Take, for example, the interesting possibility of a person pledging (by vow or by oath) not to fulfill a mitzvah.  A husband dies, let us say, and the grieving widow is so devastated that she vows (or swears) never to light Shabbat candles again. We saw above how a person might vow (or swear) never to give someone a gift.  Gift-giving is optional: a woman may indeed decide never to give her recalcitrant son any more presents. But candle-lighting is commanded; may she promise never to light Shabbat candles?

The answer is that she may, but only through a neder (a vow), not a sh’vu’ah (an oath). That is because the prohibition of a neder is considered as falling upon the thing being forbidden, while the prohibition of a sh’vu’ah (an oath) is seen as devolving on the person doing the forbidding. In our case, then, the woman is allowed to define a particularly difficult mitzvah as beyond her psychological ken (through a neder), even though she may not define herself as beyond the doing of it (through a sh’vu’ah).

But why is that? Don’t these amount to the same thing, in the long run?

Rabbi Daniel Landes explains the difference with theological sensitivity. In an essay on the halakhah of vows composed for a book I am editing on Kol Nidre (All These Vows, Jewish Lights Publishing, August, 2011), he explains that in general, the obligation to do mitzvot goes back to an oath (a sh’vu’ah)  that our ancestors made at Sinai. Halakhah does not permit us to break that oath, which we, as Jews, inherit as our mandate. “It is the person who is obliged at Sinai,” however, “not the objects of halakhah to which the person relates,” and a vow (a neder), as we have seen, falls on the object, not the person.

Even more interesting than the halakhah itself, I think, is the idea that seems to lie behind it.  Under the force of trauma, we may find this or that mitzvah too much to bear, to the point where we may vow not to do it. Even without being traumatized, we may find ourselves questioning a particular halakhic act, to the point where we pledge to abandon it. And God, as it were, understands all this; God appreciates the dilemmas that life deals us. But the focus must remain the traumatizing or alienating activity that we would otherwise gladly do, not we, the doers of it, for no matter how estranged halakhic acts may appear, we are not permitted to assume that we are personally estranged from the comforting presence of God.

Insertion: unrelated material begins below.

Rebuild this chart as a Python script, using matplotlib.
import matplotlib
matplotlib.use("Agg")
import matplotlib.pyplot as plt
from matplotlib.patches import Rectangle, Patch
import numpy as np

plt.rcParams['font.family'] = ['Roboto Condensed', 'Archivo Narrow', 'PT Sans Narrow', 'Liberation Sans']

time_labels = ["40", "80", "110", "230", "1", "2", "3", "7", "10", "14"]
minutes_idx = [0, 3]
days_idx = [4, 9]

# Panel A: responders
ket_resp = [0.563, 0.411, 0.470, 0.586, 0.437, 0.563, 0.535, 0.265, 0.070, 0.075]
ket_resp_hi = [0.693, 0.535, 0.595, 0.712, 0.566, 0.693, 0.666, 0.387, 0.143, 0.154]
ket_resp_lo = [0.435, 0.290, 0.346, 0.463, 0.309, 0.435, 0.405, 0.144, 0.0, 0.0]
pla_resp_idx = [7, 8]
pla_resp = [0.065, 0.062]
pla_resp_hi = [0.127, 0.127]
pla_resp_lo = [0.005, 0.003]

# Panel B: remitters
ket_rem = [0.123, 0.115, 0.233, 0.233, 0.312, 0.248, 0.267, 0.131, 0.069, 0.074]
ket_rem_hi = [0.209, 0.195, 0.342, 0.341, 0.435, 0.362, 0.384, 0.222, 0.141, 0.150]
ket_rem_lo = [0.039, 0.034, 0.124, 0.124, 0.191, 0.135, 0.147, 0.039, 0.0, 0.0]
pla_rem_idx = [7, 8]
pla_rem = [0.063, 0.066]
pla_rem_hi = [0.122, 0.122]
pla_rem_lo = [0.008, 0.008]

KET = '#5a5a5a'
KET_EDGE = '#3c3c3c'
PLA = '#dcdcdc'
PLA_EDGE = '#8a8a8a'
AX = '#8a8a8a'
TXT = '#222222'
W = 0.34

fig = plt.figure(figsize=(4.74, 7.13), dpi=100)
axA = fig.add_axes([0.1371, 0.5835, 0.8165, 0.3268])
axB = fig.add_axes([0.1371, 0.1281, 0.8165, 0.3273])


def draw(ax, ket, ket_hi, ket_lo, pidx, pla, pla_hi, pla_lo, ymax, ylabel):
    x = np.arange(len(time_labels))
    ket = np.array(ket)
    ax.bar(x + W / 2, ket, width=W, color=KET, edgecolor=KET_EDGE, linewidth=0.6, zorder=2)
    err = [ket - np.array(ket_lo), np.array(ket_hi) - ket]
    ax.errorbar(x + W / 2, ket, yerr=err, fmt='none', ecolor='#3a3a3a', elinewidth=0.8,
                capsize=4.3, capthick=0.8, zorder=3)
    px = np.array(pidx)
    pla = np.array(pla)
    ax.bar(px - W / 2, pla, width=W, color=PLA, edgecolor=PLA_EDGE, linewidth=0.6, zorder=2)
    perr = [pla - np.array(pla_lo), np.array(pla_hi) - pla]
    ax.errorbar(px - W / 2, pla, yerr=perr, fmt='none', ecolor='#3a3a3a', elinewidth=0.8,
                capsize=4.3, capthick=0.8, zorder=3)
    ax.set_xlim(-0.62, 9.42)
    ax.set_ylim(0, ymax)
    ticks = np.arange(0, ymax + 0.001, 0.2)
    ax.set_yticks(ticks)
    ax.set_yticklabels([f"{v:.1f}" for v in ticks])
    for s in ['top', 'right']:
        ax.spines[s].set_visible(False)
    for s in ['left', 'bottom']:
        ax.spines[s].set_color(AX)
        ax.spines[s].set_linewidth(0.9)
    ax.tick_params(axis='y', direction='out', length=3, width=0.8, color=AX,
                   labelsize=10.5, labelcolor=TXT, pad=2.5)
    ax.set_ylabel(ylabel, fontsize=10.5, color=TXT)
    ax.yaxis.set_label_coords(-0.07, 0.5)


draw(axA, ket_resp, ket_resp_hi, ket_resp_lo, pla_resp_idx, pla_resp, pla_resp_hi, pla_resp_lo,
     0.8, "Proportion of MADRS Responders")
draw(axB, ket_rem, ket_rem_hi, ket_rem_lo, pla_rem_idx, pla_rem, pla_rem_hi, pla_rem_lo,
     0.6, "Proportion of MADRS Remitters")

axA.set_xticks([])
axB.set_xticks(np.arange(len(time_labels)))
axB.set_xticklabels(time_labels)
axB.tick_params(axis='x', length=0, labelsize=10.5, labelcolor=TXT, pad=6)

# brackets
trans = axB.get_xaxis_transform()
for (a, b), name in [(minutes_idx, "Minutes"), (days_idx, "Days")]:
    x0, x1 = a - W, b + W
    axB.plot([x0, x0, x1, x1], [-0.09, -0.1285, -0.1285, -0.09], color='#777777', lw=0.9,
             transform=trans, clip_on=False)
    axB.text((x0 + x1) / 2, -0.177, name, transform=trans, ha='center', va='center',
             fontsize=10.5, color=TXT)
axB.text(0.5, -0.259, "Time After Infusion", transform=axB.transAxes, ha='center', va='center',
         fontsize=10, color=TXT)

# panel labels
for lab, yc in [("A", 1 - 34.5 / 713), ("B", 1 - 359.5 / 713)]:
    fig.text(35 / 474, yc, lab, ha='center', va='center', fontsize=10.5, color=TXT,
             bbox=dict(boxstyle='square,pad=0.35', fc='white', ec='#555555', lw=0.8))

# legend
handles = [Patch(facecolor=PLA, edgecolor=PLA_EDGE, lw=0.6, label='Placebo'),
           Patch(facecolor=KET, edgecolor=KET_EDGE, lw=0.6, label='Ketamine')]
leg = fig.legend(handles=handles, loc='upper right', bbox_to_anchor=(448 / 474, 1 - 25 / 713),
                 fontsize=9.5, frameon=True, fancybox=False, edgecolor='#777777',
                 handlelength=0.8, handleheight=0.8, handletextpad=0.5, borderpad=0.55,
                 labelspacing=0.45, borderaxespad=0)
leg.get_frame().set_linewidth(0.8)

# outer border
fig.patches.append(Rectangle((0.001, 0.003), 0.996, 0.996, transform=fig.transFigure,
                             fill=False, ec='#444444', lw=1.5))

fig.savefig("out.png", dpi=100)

It is hoped that we will return to doing the mitzvah, of course – our hypothetical woman may annul her rash vow not to light Shabbat candles. And until she does, she may indeed abandon it. She should know, however, that God never abandons her.

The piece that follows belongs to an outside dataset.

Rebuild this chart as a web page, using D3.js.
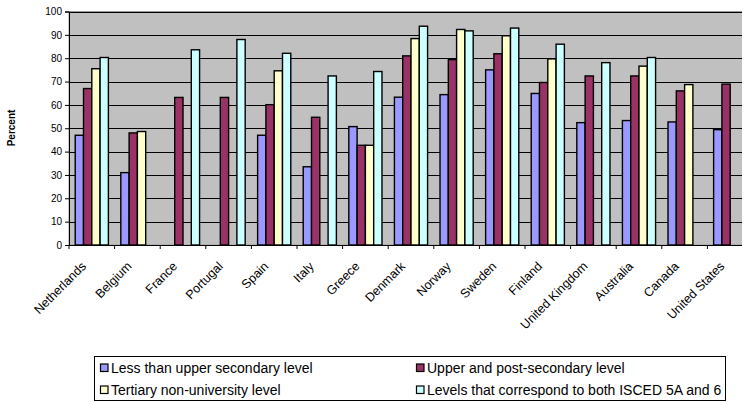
<!DOCTYPE html>
<html>
<head>
<meta charset="utf-8">
<script src="https://cdn.jsdelivr.net/npm/d3@7"></script>
<style>
  html, body { margin: 0; padding: 0; background: #fff; overflow: hidden; }
  svg { display: block; font-family: "Liberation Sans", Arial, sans-serif; }
</style>
</head>
<body>
<svg id="chart" width="742" height="402"></svg>
<script>
const categories = ["Netherlands", "Belgium", "France", "Portugal", "Spain", "Italy", "Greece", "Denmark", "Norway", "Sweden", "Finland", "United Kingdom", "Australia", "Canada", "United States"];
const seriesNames = ["Less than upper secondary level", "Upper and post-secondary level", "Tertiary non-university level", "Levels that correspond to both ISCED 5A and 6"];
const lessThanUpperSecondary = [47, 31, null, null, 47, 33.5, 50.7, 63.3, 64.4, 75, 64.9, 52.4, 53.3, 52.7, 49.4];
const upperPostSecondary = [67, 48, 63.2, 63.2, 60.1, 54.7, 42.7, 81, 79.4, 81.9, 69.6, 72.4, 72.4, 66, 68.9];
const tertiaryNonUniversity = [75.5, 48.6, null, null, 74.6, null, 42.7, 88.4, 92.3, 89.6, 79.7, null, 76.6, 68.7, null];
const isced5A6 = [80.3, null, 83.6, 88, 82.1, 72.4, 74.3, 93.7, 91.7, 92.9, 86, 78.1, 80.3, null, null];
const yTicks = [0, 10, 20, 30, 40, 50, 60, 70, 80, 90, 100];
const colors = ["#9999FF", "#993366", "#FFFFCC", "#CCFFFF"];

const allSeries = [lessThanUpperSecondary, upperPostSecondary, tertiaryNonUniversity, isced5A6];

const svg = d3.select("#chart");
const plot = { left: 69, right: 753, top: 11.5, bottom: 245 };

const x0 = d3.scaleBand().domain(categories).range([plot.left, plot.right])
  .paddingInner(1.5 / 5.5).paddingOuter(0.75 / 5.5);
const x1 = d3.scaleBand().domain(d3.range(4)).range([0, x0.bandwidth()]);
const y = d3.scaleLinear().domain([0, 100]).range([plot.bottom, plot.top]);
const step = x0.step();

// plot background
svg.append("rect")
  .attr("x", plot.left).attr("y", plot.top)
  .attr("width", plot.right - plot.left).attr("height", plot.bottom - plot.top)
  .attr("fill", "#C0C0C0").attr("stroke", "#9a9a9a").attr("stroke-width", 1);

// gridlines
svg.append("g").selectAll("line").data(yTicks.filter(d => d > 0)).join("line")
  .attr("x1", plot.left).attr("x2", plot.right)
  .attr("y1", d => Math.round(y(d)) + 0.5).attr("y2", d => Math.round(y(d)) + 0.5)
  .attr("stroke", "#000").attr("stroke-width", 1);

// bars
const groups = svg.append("g").selectAll("g").data(categories).join("g")
  .attr("transform", d => `translate(${x0(d)},0)`);
groups.selectAll("rect")
  .data((c, i) => allSeries.map((s, k) => ({ k, v: s[i] })).filter(d => d.v != null))
  .join("rect")
  .attr("x", d => x1(d.k))
  .attr("y", d => y(d.v))
  .attr("width", x1.bandwidth())
  .attr("height", d => y(0) - y(d.v))
  .attr("fill", d => colors[d.k])
  .attr("stroke", "#000").attr("stroke-width", 1.4);

// y axis
const yAxis = d3.axisLeft(y).tickValues(yTicks).tickSize(4).tickPadding(3).tickFormat(d3.format("d"));
const gy = svg.append("g").attr("transform", `translate(${plot.left},0)`).call(yAxis);
gy.select(".domain").attr("stroke", "#000");
gy.selectAll(".tick line").attr("stroke", "#000");
gy.selectAll("text").attr("font-size", 10).attr("fill", "#000").attr("font-family", "Liberation Sans, Arial, sans-serif");

// x axis
const gx = svg.append("g").attr("transform", `translate(0,${plot.bottom})`);
gx.append("line").attr("x1", plot.left).attr("x2", plot.right).attr("y1", 0.5).attr("y2", 0.5).attr("stroke", "#000");
gx.selectAll("line.tk").data(d3.range(categories.length + 1)).join("line").attr("class", "tk")
  .attr("x1", d => plot.left + d * step).attr("x2", d => plot.left + d * step)
  .attr("y1", 0).attr("y2", 4).attr("stroke", "#000");
gx.selectAll("text").data(categories).join("text")
  .attr("transform", d => `translate(${x0(d) + x0.bandwidth() / 2 - 5},${22}) rotate(-45)`)
  .attr("text-anchor", "end")
  .attr("font-size", 12.5)
  .attr("fill", "#000")
  .text(d => d);

// y label
svg.append("text")
  .attr("transform", `translate(15,128) rotate(-90)`)
  .attr("text-anchor", "middle")
  .attr("font-size", 10).attr("font-weight", "bold")
  .text("Percent");

// legend
const lg = svg.append("g");
lg.append("rect").attr("x", 94.5).attr("y", 356.5).attr("width", 631).attr("height", 44)
  .attr("fill", "#fff").attr("stroke", "#000").attr("stroke-width", 1);
const legendPos = [[100, 368.5], [416, 368.5], [100, 390.5], [416, 390.5]];
const li = lg.selectAll("g").data(seriesNames).join("g")
  .attr("transform", (d, i) => `translate(${legendPos[i][0]},${legendPos[i][1]})`);
li.append("rect").attr("x", 0.5).attr("y", -4.5).attr("width", 7.5).attr("height", 7.5)
  .attr("fill", (d, i) => colors[i]).attr("stroke", "#000").attr("stroke-width", 1.2);
li.append("text").attr("x", 11).attr("y", 4.8).attr("font-size", 14).attr("fill", "#000").text(d => d);
</script>
</body>
</html>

Judaism is about obligations; but obligations are about relationships. Halakhic theory accepts the fact that for a time, at least, this or that obligation may seem painfully beyond us. It does not, however, countenance our imagining that we are painfully removed from God. The divine-human relationship is sacrosanct.

What we see here in Judaism’s insistence on the love of God. Churches regularly proclaim God’s love. Synagogues don’t, but should. A loving God is central to everything Judaism holds dear.